Une mise à nu qui dérange

 


Après son succès à Lyon et Marseille, l'exposition d'anatomie Our Body s'installe à Paris. Et avec elle la polémique. S'agit-il de science ou de voyeurisme ?

 

De véritables corps et organes d'humains d'origine chinoise, conservés par un procédé dit de plastination sont exposés à l'air libre dans des postures de la vie quotidienne. Certains ont été sectionnés et sont présentés en tranches complètes. La spectaculaire et dérangeante exposition Our Body/A corps ouvert, venue de Hong Kong, a déjà attiré les foules à Lyon et Marseille et suscité la polémique.
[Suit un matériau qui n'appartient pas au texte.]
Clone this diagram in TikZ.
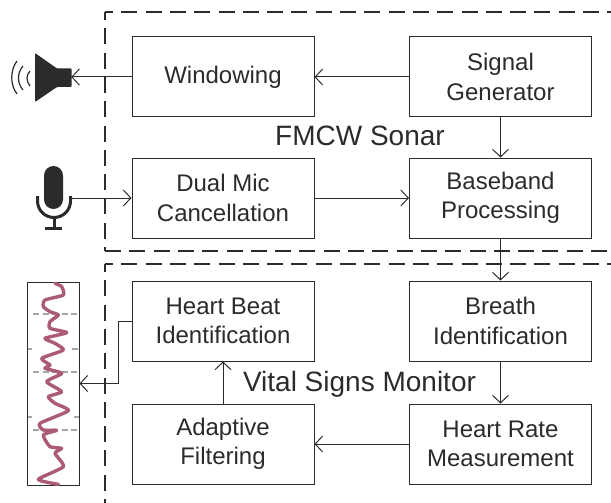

Avant de trouver enfin une salle parisienne, elle avait essuyé l'an dernier un refus de la Cité des sciences et du musée de l'Homme suite à un avis défavorable du Comité national d'éthique, en raison notamment de l'ambiguïté de la présentation : s'agit-il d'art ? de science ? de pédagogie ? de sensationnalisme ? On ne le sait pas vraiment et «le non-dit majeur est la prime au voyeurisme sous couvert de science et de pédagogie qui permet le camouflage de la transgression», argumente le comité. Sans compter que l'origine de ces «hommes-objets reste incertaine. On sait seulement - selon les organisateurs qu'ils proviennent de Chine et auraient fait L don de leur corps. Ils étaient manifestement dans la force de l'âge... de quoi laisser courir toutes les rumeurs. «La matière première étant rare, les anatomistes d'autrefois devaient décrocher des pendus, vider des tombes, voler des cadavres», rappelle de son côté David Le Breton (1), professeur de sociologie à l'université de Strasbourg, ajoutant que dans le cas de Our body, «la provenance des cadavres n'est pas facile à vérifier». Le succès de cette exposition de cadavres (100 000 visiteurs à Lyon selon les organisateurs), même si elle se dit «artistique et éducative», paraît surprenant. Il n'est pourtant pas nouveau, explique David Le Breton : «les dissections ont longtemps été suivies non seulement par les médecins et les étudiants, mais aussi par les bourgeois, les gens curieux. Emile Zola décrit les visites de la morgue parisienne où les badauds sont censés reconnaître des cadavres anonymes, mais viennent en fait regarder la mort de près». Au XIXe siècle, une multitude de musées, comme le musée Fragonard, à Maisons-Alfort, et ses célèbres écorchés animaux et humains, présentent des pièces anatomiques ou des moulages de maladies. «Le spectacle anatomique exerce par procuration un contrôle sur la mort, il est une manière de se sentir vivant et d'interroger simultanément le mystère de notre présence au monde. Il y a un mélange de sentiment de précarité et de puissance», analyse le sociologue.
Le visiteur se dit : «Je ne suis que cela, mais je suis encore bien vivant !» et cette mort contrôlée, mise en spectacle, perdrait ainsi son aspect terrifiant. «De fait, nos sociétés dénient la mort réelle. Expulsée du quotidien, elle revient en force sous la forme de ce type de spectacle ou dans les films gore par exemple», conclut David Le Breton.
Our Body. A corps ouvert, Espace 12, 12, boulevard de la Madeleine, Paris, jusqu'au 10 mai.

Dominique Padirac

(1) Auteur de la Chair à vif. De la leçon d'anatomie aux greffes d'organes, Métailié.
 

 

Repères

La plastination consiste à remplacer les fluides corporels contenus dans les tissus par des polymères qui gardent intactes les structures les plus fines comme les nerfs et les vaisseaux sanguins.Il faut plus de mille heures de travail pour plastiner un corps humain.